Copy the lines of the data below exactly, starting at the first and stopping after the line that contains "const pooledHR = 1.18;"; include no pictures.
+---+
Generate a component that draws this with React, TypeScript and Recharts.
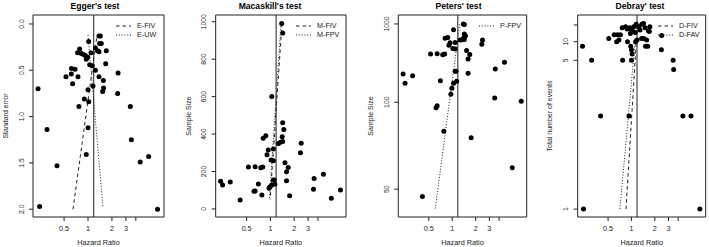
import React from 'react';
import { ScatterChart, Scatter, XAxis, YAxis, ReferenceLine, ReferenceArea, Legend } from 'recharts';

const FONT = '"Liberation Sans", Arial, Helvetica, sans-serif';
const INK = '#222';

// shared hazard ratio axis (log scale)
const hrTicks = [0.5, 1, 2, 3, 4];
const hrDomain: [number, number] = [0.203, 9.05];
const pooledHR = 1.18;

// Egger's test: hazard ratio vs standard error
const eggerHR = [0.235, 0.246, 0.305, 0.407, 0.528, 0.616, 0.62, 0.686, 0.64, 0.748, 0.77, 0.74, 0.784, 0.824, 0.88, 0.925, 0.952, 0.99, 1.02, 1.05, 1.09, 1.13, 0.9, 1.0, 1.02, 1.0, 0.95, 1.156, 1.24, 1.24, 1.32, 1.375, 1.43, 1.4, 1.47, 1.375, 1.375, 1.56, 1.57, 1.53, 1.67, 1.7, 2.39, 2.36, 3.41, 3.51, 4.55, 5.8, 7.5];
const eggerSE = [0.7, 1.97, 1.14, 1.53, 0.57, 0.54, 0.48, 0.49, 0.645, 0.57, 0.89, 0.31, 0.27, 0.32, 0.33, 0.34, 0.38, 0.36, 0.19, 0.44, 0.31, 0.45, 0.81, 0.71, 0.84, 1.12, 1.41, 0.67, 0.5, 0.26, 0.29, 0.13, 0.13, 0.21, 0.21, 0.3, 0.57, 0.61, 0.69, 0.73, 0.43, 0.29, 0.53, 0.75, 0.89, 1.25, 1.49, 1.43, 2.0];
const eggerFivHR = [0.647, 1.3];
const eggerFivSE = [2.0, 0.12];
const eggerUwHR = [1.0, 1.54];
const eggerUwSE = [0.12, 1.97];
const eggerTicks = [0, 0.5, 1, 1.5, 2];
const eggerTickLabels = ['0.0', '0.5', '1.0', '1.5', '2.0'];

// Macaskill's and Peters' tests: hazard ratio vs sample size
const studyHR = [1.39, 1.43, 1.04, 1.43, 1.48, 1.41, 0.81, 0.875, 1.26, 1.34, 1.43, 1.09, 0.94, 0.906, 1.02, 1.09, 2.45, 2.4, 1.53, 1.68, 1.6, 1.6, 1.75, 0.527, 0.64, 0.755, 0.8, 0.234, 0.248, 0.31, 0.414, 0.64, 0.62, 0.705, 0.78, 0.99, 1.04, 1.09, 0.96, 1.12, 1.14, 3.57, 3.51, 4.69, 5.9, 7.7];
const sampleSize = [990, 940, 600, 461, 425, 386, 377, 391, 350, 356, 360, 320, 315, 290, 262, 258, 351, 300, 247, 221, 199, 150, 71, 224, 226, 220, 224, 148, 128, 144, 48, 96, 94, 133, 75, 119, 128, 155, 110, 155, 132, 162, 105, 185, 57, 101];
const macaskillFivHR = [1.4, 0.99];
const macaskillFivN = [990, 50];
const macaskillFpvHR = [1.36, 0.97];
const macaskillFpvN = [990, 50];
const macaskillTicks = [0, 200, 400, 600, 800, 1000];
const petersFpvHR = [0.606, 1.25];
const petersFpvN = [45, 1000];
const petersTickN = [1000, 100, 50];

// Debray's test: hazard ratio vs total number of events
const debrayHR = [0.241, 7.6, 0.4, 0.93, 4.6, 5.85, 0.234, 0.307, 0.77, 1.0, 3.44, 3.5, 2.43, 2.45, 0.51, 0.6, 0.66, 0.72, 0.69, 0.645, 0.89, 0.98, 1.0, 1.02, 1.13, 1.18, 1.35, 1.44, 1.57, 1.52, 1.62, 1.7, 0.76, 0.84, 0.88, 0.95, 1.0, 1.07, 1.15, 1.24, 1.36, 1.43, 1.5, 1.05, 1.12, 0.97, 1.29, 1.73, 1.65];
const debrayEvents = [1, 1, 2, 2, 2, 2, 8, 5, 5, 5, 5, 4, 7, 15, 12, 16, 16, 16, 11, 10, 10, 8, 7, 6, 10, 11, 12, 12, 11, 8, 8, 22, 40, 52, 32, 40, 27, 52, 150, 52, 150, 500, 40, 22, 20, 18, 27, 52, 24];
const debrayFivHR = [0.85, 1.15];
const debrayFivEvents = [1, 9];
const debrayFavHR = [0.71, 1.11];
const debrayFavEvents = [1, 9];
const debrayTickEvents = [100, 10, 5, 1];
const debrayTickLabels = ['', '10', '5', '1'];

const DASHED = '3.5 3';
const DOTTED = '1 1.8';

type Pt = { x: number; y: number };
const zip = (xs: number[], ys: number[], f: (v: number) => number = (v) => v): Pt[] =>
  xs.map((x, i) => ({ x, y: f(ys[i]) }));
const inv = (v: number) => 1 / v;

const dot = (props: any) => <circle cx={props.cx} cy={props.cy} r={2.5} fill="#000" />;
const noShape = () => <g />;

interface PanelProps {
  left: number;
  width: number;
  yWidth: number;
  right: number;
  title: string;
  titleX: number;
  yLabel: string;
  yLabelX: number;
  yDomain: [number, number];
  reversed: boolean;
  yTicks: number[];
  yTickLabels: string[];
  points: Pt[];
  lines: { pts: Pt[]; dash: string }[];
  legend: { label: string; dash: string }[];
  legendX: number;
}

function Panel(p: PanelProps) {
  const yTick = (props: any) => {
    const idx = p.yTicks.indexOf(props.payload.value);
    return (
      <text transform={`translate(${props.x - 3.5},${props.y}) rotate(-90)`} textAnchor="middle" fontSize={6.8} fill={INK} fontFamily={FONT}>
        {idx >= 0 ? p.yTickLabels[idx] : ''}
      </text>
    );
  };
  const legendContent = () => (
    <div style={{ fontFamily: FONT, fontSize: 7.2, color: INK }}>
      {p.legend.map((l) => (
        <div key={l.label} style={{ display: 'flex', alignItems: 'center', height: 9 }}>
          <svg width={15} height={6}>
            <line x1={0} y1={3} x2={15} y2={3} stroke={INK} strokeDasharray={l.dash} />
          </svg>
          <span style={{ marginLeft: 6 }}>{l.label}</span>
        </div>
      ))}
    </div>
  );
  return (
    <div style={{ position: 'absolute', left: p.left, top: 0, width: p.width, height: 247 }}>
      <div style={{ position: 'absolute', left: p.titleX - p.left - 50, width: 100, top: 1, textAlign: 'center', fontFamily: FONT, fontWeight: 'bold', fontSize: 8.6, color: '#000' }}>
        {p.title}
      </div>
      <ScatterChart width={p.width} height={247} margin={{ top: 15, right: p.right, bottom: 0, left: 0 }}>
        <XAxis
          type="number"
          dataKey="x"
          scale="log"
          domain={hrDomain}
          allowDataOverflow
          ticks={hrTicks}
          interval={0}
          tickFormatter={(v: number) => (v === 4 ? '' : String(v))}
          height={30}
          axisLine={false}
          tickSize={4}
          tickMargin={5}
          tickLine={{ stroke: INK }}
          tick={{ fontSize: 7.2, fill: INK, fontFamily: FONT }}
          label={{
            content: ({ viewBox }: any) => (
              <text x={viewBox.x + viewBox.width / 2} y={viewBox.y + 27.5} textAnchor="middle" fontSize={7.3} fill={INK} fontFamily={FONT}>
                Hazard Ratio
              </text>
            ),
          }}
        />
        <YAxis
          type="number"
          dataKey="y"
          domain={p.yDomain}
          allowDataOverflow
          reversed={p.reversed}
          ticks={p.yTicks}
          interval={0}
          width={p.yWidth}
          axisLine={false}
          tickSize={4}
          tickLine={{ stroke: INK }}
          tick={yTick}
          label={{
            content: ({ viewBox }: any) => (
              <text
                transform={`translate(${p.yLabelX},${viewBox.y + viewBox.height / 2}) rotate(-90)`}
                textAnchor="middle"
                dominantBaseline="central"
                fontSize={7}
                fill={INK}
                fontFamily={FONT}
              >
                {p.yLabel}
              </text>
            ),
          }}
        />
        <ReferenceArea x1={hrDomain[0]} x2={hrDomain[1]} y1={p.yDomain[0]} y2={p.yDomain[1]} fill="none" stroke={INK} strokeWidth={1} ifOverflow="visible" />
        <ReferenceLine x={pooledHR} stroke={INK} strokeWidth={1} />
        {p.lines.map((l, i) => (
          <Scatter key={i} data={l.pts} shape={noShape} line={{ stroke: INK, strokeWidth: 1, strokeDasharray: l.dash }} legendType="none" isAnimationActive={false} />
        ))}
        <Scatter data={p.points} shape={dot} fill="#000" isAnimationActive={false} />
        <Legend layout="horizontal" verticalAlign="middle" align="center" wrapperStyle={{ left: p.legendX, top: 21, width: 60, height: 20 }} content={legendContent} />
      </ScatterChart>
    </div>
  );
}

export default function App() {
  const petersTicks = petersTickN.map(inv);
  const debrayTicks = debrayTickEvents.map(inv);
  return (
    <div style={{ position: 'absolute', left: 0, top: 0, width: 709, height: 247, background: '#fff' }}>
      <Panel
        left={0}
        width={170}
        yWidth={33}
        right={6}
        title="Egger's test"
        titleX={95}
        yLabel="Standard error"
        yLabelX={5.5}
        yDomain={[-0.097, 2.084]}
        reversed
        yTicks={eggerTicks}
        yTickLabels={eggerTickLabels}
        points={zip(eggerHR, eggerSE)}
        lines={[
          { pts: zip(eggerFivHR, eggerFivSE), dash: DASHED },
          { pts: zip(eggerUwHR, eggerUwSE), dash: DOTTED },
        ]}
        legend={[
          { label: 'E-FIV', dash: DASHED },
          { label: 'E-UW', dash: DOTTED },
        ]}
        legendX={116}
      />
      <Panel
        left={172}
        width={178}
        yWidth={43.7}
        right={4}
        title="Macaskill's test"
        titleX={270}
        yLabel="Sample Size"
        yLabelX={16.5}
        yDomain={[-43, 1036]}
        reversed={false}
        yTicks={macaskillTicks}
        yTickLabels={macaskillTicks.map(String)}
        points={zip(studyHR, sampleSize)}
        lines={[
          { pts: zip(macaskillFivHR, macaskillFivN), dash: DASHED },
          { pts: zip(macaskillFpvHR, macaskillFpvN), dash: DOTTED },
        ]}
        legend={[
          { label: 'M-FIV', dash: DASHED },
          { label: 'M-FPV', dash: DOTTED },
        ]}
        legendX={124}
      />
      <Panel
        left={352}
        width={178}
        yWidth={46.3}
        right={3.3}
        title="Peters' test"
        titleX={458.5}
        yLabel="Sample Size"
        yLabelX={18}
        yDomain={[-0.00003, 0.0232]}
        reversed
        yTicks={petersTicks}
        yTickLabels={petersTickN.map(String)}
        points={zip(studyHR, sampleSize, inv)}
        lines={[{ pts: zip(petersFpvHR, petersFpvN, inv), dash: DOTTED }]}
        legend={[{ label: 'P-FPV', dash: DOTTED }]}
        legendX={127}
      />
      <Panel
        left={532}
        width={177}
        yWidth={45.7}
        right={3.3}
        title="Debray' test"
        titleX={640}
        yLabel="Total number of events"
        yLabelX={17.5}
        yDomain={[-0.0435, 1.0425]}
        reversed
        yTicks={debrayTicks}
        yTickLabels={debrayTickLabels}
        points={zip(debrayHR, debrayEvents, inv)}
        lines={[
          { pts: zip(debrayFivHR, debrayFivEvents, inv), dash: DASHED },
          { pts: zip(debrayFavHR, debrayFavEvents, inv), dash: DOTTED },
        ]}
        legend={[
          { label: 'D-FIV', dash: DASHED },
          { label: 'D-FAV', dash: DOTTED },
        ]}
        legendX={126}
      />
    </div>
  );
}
+---+
Response below
Generate a component that draws this with React, TypeScript and Recharts.
import React from 'react';
import { ScatterChart, Scatter, XAxis, YAxis, ReferenceLine, ReferenceArea, Legend } from 'recharts';

const FONT = '"Liberation Sans", Arial, Helvetica, sans-serif';
const INK = '#222';

// shared hazard ratio axis (log scale)
const hrTicks = [0.5, 1, 2, 3, 4];
const hrDomain: [number, number] = [0.203, 9.05];
const pooledHR = 1.18;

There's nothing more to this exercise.